# Free baby cardigan pattern



## knitnanny (Feb 28, 2012)

Here is a link to some free patterns on-line. If you click on the back button at the bottom of the page, you will find some more freebies...

http://www.knitwits-heaven.com/pretty_baby_sweater.htm


----------



## btibbs70 (Mar 23, 2011)

Oh, soo cute.
Copied it. TNX.


----------



## hennie (Mar 28, 2011)

Oh thankyou, that is really pretty xxx


----------



## missmolly (Jun 8, 2011)

Beautiful sweater pattern. Thanks for the link xx


----------



## johannecw (Oct 25, 2011)

It certainly is a pretty baby sweater. Thanks for the link.


----------



## MacRae (Dec 3, 2011)

This is a great one! Thanks for sharing.


----------



## Pattimax56 (Feb 25, 2012)

Its a very pretty sweater thank you for sharing this with all of us.


----------



## Ingried (Sep 23, 2011)

Thank you very much.


----------



## GrammyMe (Sep 27, 2011)

thank you for sharing!


----------



## debch (Apr 18, 2011)

Thank you - such a cute cardigan. I saved it and hope to make it some day.


----------



## virginia42 (Mar 13, 2011)

Thx.


----------



## deshka (Apr 6, 2011)

Another version of the 5 hour baby sweater.

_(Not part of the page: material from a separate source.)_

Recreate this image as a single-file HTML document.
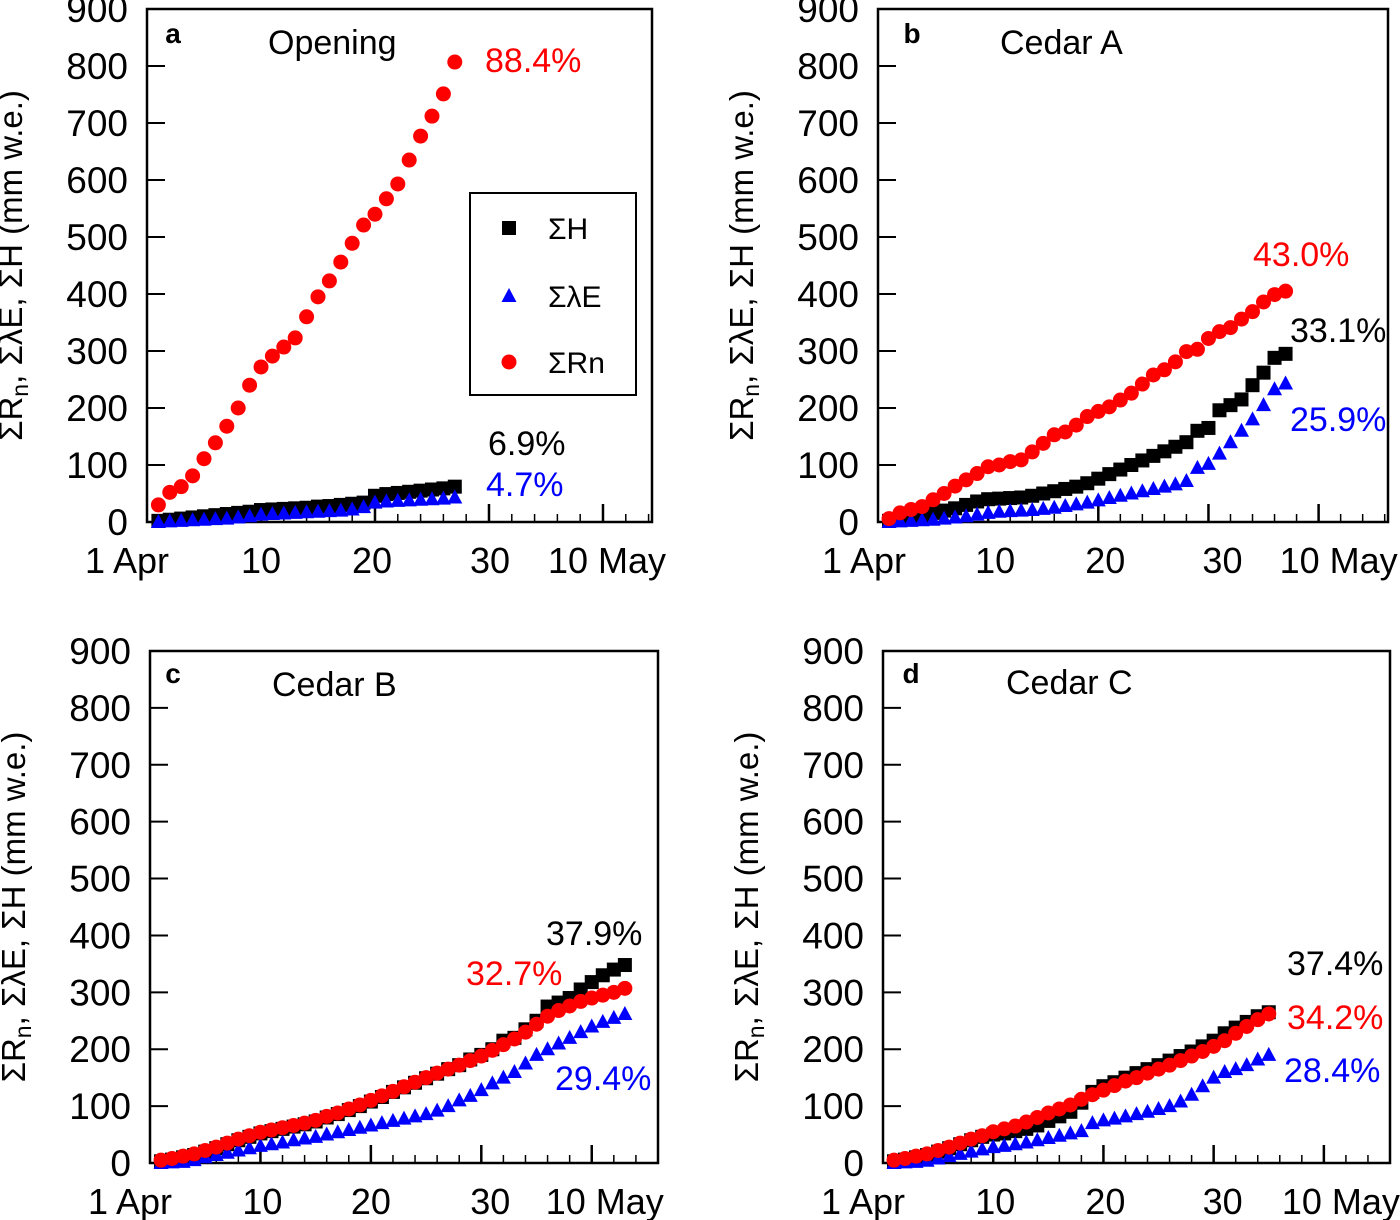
<!DOCTYPE html>
<html><head><meta charset="utf-8"><style>
html,body{margin:0;padding:0;background:#fff;}
svg{display:block;font-family:"Liberation Sans",sans-serif;}
</style></head><body>
<svg id="chart" width="1400" height="1220" viewBox="0 0 1400 1220" xmlns="http://www.w3.org/2000/svg"></svg>
<script>
// ---- data (cumulative mm w.e., one point per day starting 1 Apr) ----
const yTicks = [0,100,200,300,400,500,600,700,800,900];
const xTickDays = [0,10,20,30,40];
const xTickLabels = ["1 Apr","10","20","30","10 May"];

const aH  = [2,4,6,8,10,12,14,16,18,21,22,23,24,25,27,28,30,32,34,46,49,51,53,55,57,59,62];
const aLE = [0,1,2,3,4,5,6,8,10,13,14,15,16,17,18,19,20,22,26,34,36,37,38,39,40,41,43];
const aRn = [30,52,62,81,111,139,168,200,240,272,291,307,323,360,395,423,456,489,521,540,567,593,635,677,712,751,807];

const bH  = [2,5,8,12,16,20,24,30,36,40,41,42,43,46,50,54,58,62,68,76,84,92,100,108,116,124,132,140,160,165,196,205,215,240,262,288,295];
const bLE = [0,1,2,3,4,6,8,10,13,16,18,19,20,21,23,25,28,31,34,38,42,46,50,54,58,62,66,72,95,102,120,140,160,180,205,233,243];
const bRn = [6,16,22,27,39,50,63,74,85,97,100,106,109,123,138,153,158,170,185,194,202,214,226,242,258,267,281,299,303,322,334,341,356,369,386,399,405];

const cH  = [3,6,10,14,20,26,33,40,46,52,56,60,64,68,73,80,86,93,100,108,116,125,133,141,149,157,165,172,182,190,200,215,220,235,250,275,282,290,305,318,330,340,348];
const cLE = [0,1,2,5,10,14,18,22,26,30,33,36,40,43,46,50,54,58,62,66,70,74,78,82,86,92,100,110,118,128,140,150,160,175,190,200,210,220,230,240,248,255,262];
const cRn = [5,8,12,16,22,28,35,42,48,54,58,62,66,70,75,82,88,95,102,110,118,126,134,142,150,158,165,172,180,188,198,208,218,230,244,258,268,276,284,290,295,300,307];

const dH  = [3,6,10,14,20,26,33,40,46,50,52,56,60,66,74,82,90,106,125,135,142,150,158,165,172,180,188,196,205,215,228,238,248,258,265];
const dLE = [0,1,2,4,8,12,16,20,24,28,30,33,36,40,44,48,52,56,70,75,78,82,86,90,95,100,108,120,135,150,160,165,172,182,190];
const dRn = [5,8,12,16,22,28,35,42,48,55,60,65,72,80,88,95,102,112,120,128,136,144,150,158,165,172,180,188,196,205,215,228,240,252,262];

const NS="http://www.w3.org/2000/svg";
const svg=document.getElementById('chart');
function mk(tag,attrs,parent){const e=document.createElementNS(NS,tag);for(const k in attrs)e.setAttribute(k,attrs[k]);(parent||svg).appendChild(e);return e;}
function txt(s,x,y,size,fill,anchor,parent,weight){const t=mk('text',{x:x,y:y,'font-size':size,fill:fill,'text-anchor':anchor||'start','font-weight':weight||'normal'},parent);t.textContent=s;return t;}

const panels=[
 {id:'a',title:'Opening',L:147,T:9,R:652,B:522,xmax:44.3,H:aH,LE:aLE,Rn:aRn,lo:[-20,0,-3,1,4],
  notes:[['88.4%',485,72,'#f00'],['6.9%',488,455,'#000'],['4.7%',486,496,'#00f']],titleX:268,titleY:54,letterX:173,letterY:43,legend:true},
 {id:'b',title:'Cedar A',L:878,T:9,R:1388,B:522,xmax:46.3,H:bH,LE:bLE,Rn:bRn,lo:[-14,7,7,14,20],
  notes:[['43.0%',1253,266,'#f00'],['33.1%',1290,342,'#000'],['25.9%',1290,431,'#00f']],titleX:1000,titleY:54,letterX:912,letterY:43},
 {id:'c',title:'Cedar B',L:150,T:651,R:658,B:1163,xmax:46,H:cH,LE:cLE,Rn:cRn,lo:[-20,2,0,9,13],
  notes:[['37.9%',546,945,'#000'],['32.7%',466,985,'#f00'],['29.4%',555,1090,'#00f']],titleX:272,titleY:696,letterX:173,letterY:683},
 {id:'d',title:'Cedar C',L:883,T:651,R:1390,B:1163,xmax:46,H:dH,LE:dLE,Rn:dRn,lo:[-20,2,2,9,17],
  notes:[['37.4%',1287,975,'#000'],['34.2%',1287,1029,'#f00'],['28.4%',1284,1082,'#00f']],titleX:1006,titleY:694,letterX:911,letterY:683}
];

function square(g,x,y,name){const r=mk('rect',{x:x-7,y:y-7,width:14,height:14,fill:'#000'},g);return r;}
function tri(g,x,y,name){const p=mk('polygon',{points:`${x},${y-8} ${x-7.5},${y+6} ${x+7.5},${y+6}`,fill:'#00f'},g);return p;}
function circ(g,x,y,name){const c=mk('circle',{cx:x,cy:y,r:7.5,fill:'#f00'},g);return c;}

panels.forEach(p=>{
  const g=mk('g',{});
  
  
  const xs=d=>p.L+(p.R-p.L)*d/p.xmax;
  const ys=v=>p.B-(p.B-p.T)*v/900;
  yTicks.forEach(v=>{
    const y=ys(v);
    mk('line',{x1:p.L,x2:p.L+18,y1:y,y2:y,stroke:'#000','stroke-width':2},g);
    const t=txt(String(v),p.L-19,y+13,37,'#000','end',g);
    
    
  });
  for(let d=2;d<p.xmax;d+=2){
    const x=xs(d);
    mk('line',{x1:x,x2:x,y1:p.B,y2:p.B-(d%10===0?18:8),stroke:'#000','stroke-width':d%10===0?2.5:1.5},g);
  }
  xTickDays.forEach((d,i)=>{
    const x=xs(d);
    const t=txt(xTickLabels[i],x+p.lo[i],p.B+51,36,'#000','middle',g);
    
    
  });
  const fr=mk('rect',{x:p.L,y:p.T,width:p.R-p.L,height:p.B-p.T,fill:'none',stroke:'#000','stroke-width':2.5},g);
  
  
  const cy=(p.T+p.B)/2, tx=p.L-125;
  const yt=mk('text',{x:0,y:0,'font-size':33,fill:'#000','text-anchor':'middle',transform:`translate(${tx},${cy}) rotate(-90)`},g);
  
  
  yt.innerHTML='ΣR<tspan font-size="23" dy="6">n</tspan><tspan dy="-6">, ΣλE, ΣH (mm w.e.)</tspan>';
  p.H.forEach((v,i)=>square(g,xs(i+1),ys(v),'sum-h-point'));
  p.LE.forEach((v,i)=>tri(g,xs(i+1),ys(v),'sum-le-point'));
  p.Rn.forEach((v,i)=>circ(g,xs(i+1),ys(v),'sum-rn-point'));
  const lt=txt(p.id,p.letterX,p.letterY,28,'#000','middle',g,'bold');
  
  
  const tt=txt(p.title,p.titleX,p.titleY,34,'#000','start',g);
  
  
  p.notes.forEach(n=>{
    const a=txt(n[0],n[1],n[2],34,n[3],'start',g);
    
    
  });
  if(p.legend){
    const lg=mk('g',{},g);
    
    
    mk('rect',{x:470,y:193,width:166,height:202,fill:'#fff',stroke:'#000','stroke-width':2},lg);
    square(lg,509,228,'legend-marker-h');
    tri(lg,509,296,'legend-marker-le');
    circ(lg,509,362,'legend-marker-rn');
    const e1=txt('ΣH',548,239,30,'#000','start',lg);
    
    
    const e2=txt('ΣλE',548,307,30,'#000','start',lg);
    
    
    const e3=txt('ΣRn',548,373,30,'#000','start',lg);
    
    
  }
});
</script>
</body></html>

I have had this pattern for a few years and love it. Thank you. The picture just says knit me now.


----------



## CamillaDesertMouse (Mar 19, 2011)

B E A U T I F U L!

Thanks for sharing!


----------



## GardGam (Nov 28, 2013)

Knitting the Pretty Baby Sweater and in the sleeve decrease section confused with what moss stands for.Work 4 rows k1,p1 moss.Any help appreciated. Thanks


----------



## samazon (Feb 25, 2011)

It's the moss st, K1 P1 first row P1 K1 second row :-D


----------